As an industry, ecommerce is shifting from the spray-and-pray, acquisition-obsessed ethos of the past decade to a model that values efficiency, incrementality, and meaningful customer connections. First-party data has become the holy grail - what separates winners from losers in a world where owning your audience marks the difference between sustained growth and fleeting success.
But most brands are approaching first-party data collection backwards. They see marketing compliance as the enemy of growth: a set of restrictive rules that limit their ability to capture customer information. This misunderstanding is costing brands hundreds of millions in revenue. Not from pricing, shipping, or conversion optimization, but from a far more fundamental oversight: failing to capture marketing consent from paying customers.
After analyzing our first 100 A/B tests representing over 15 million checkout sessions, our data shows that brands who optimize consent collection within compliance constraints see dramatically higher marketing consent rates and revenue than those using generic approaches..
This report compiles that data, revealing how transforming a customer's status from "non-marketable" to "marketable" represents one of the most overlooked levers for increasing customer lifetime value in ecommerce.
Consent-first marketing isn't growth's enemy. It's the infrastructure that makes structured, privacy-first data collection possible. And structured, privacy-first data is what the next era of commerce will be built on.
"The ecommerce industry is at an inflection point. Brands can either view marketing compliance as a constraint on growth or recognize it as infrastructure for it. The brands that understand this shift early will own the next decade of ecommerce. This data proves you can build bigger, more valuable audiences by embracing and working within privacy frameworks instead of avoiding them."









This report uses Dataships data from over 100 A/B tests conducted across diverse Shopify Plus merchants from January 2025 to August 2025. This data consists of checkout consent performance metrics across regions and verticals, collected from over 15 million live checkout sessions.

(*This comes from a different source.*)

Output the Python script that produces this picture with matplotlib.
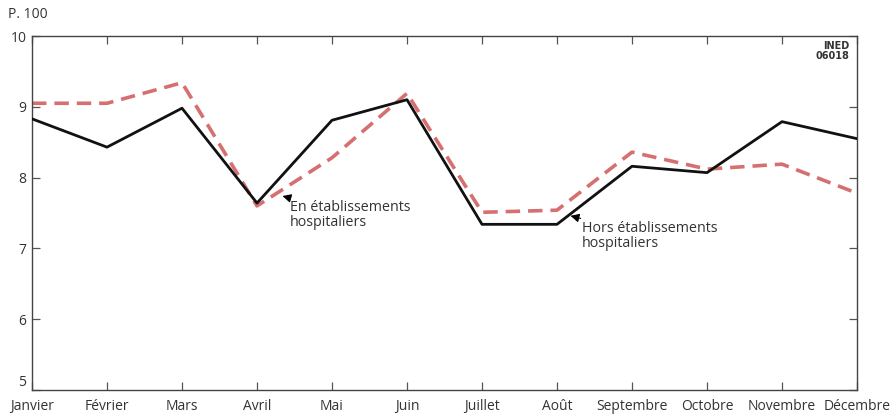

Definition of terms used in this report
Standard Shopify checkout consent configurations used by merchants before implementing Dataships.
Dataships' dynamic consent optimization tailored to regional consent requirements and tested against control configurations.
Customers who have provided valid consent to receive marketing communications under applicable regional privacy laws.
Customers who have not provided marketing consent or are suppressed due to previous opt-out requests or regulatory restrictions.
Customer Lifetime Value, calculated by multiplying retention rates over time against average order value to determine total customer worth.
Legal permission granted by customers to receive promotional communications via email and/or SMS.
The percentage of checkout completions that result in valid marketing consent, calculated as marketable customers divided by total transactions.
The total number of previously non-marketable customers who became marketable during the measurement period.
The additional customer lifetime value generated from converting non-marketable customers to marketable status through consent optimization.
Checkout consent boxes that are selected by default, requiring customers to actively opt-out rather than opt-in.
Checkout consent boxes that are unselected by default, requiring customers to actively opt-in to marketing communications.
Our analysis finds that regional privacy laws, the way they are interpreted, and the way consent is collected against those interpretations is the primary driver of checkout opt-in performance across global markets. When brands break from the status quo and optimize consent collection within compliance frameworks, they consistently outperform those using generic approaches, achieving dramatic improvements in both subscriber acquisition and customer lifetime value.
The data shows that transforming customers from "non-marketable" to "marketable" status represents a massive revenue opportunity that most merchants are leaving uncaptured. While baseline performance varies significantly by region due to suboptimal interpretations of privacy law, every market and vertical demonstrates substantial upside when nuanced, compliance-first strategies are properly implemented.
The findings challenge the conventional wisdom that privacy regulations limit growth, instead revealing how regulatory frameworks provide growth leverage for brands that understand how to work within them.
The best-performing brands across our dataset share one common philosophy: they've stopped viewing privacy regulations as obstacles to growth and started treating them as forward-looking infrastructure. These merchants understand that checkout is the best available surface for engaged, profitable audience growth, and that consent is the foundation for enabling it.